An Information-Theoretic Analysis of Discrete-Time Control and Filtering Limitations by the I-MMSE Relationships
Neng Wan, Dapeng Li, Naira Hovakimyan, Petros G. Voulgaris
TL;DR
This work extends the I-MMSE relationship to discrete-time AWGN channels with and without feedback and uses the resulting total information rate as a unifying metric for control and filtering trade-offs. By modeling control and filtering tasks as Gaussian channels and leveraging optimal estimation via causal/predictive MMSE, it derives sandwich bounds and exact equalities that connect information rate to unstable dynamics and Bode-type integrals, for LTI, LTV, and nonlinear systems.
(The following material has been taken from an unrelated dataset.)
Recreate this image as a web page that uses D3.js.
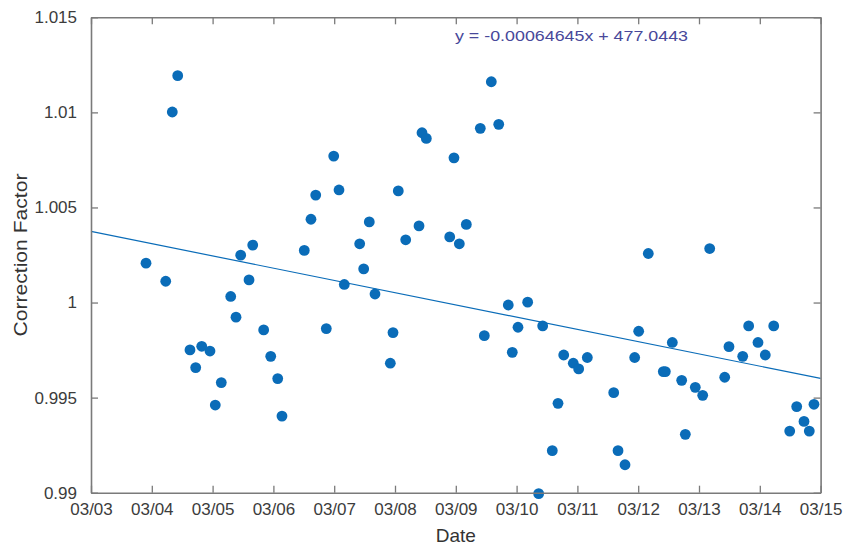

For control, it shows $\bar{I}(E; X_0)=\sum_j \log |\lambda_j^+(A)|$ in the LTI case and $\mathscr{B}$ in the LTV case, with nonlinear cases bounded via MMSE-based estimates; for filtering, it proves $\bar{I}(Y; X_0)=\mathscr{B}$ (LTV) or $\sum_j \log|\lambda_j^+(A)|$ (LTI) under vanishing process noise, providing a lower bound on the best achievable MMSE. Collectively, the results offer an information-theoretic lens on time-averaged control and estimation limits and yield practical ways to bound and estimate fundamental trade-offs, with extensions to colored or non-Gaussian disturbances and to broader channel models as future work.
Abstract
Fundamental limitations or performance trade-offs/limits are important properties and constraints of both control and filtering systems. Among various trade-off metrics, total information rate that characterizes the sensitivity trade-offs and time-averaged performance of control and filtering systems was conventionally studied by using the differential entropy rate and Kolmogorov-Bode formula. In this paper, by extending the famous I-MMSE (mutual information -- minimum mean-square error) relationships to the discrete-time additive white Gaussian channels with and without feedback, a new paradigm is introduced to estimate and analyze total information rate as a control and filtering trade-off metric. Under this framework, we explore the trade-off properties of total information rate for a variety of the discrete-time control and filtering systems, e.g., LTI, LTV, and nonlinear, and propose an alternative approach to investigate total information rate via optimal estimation.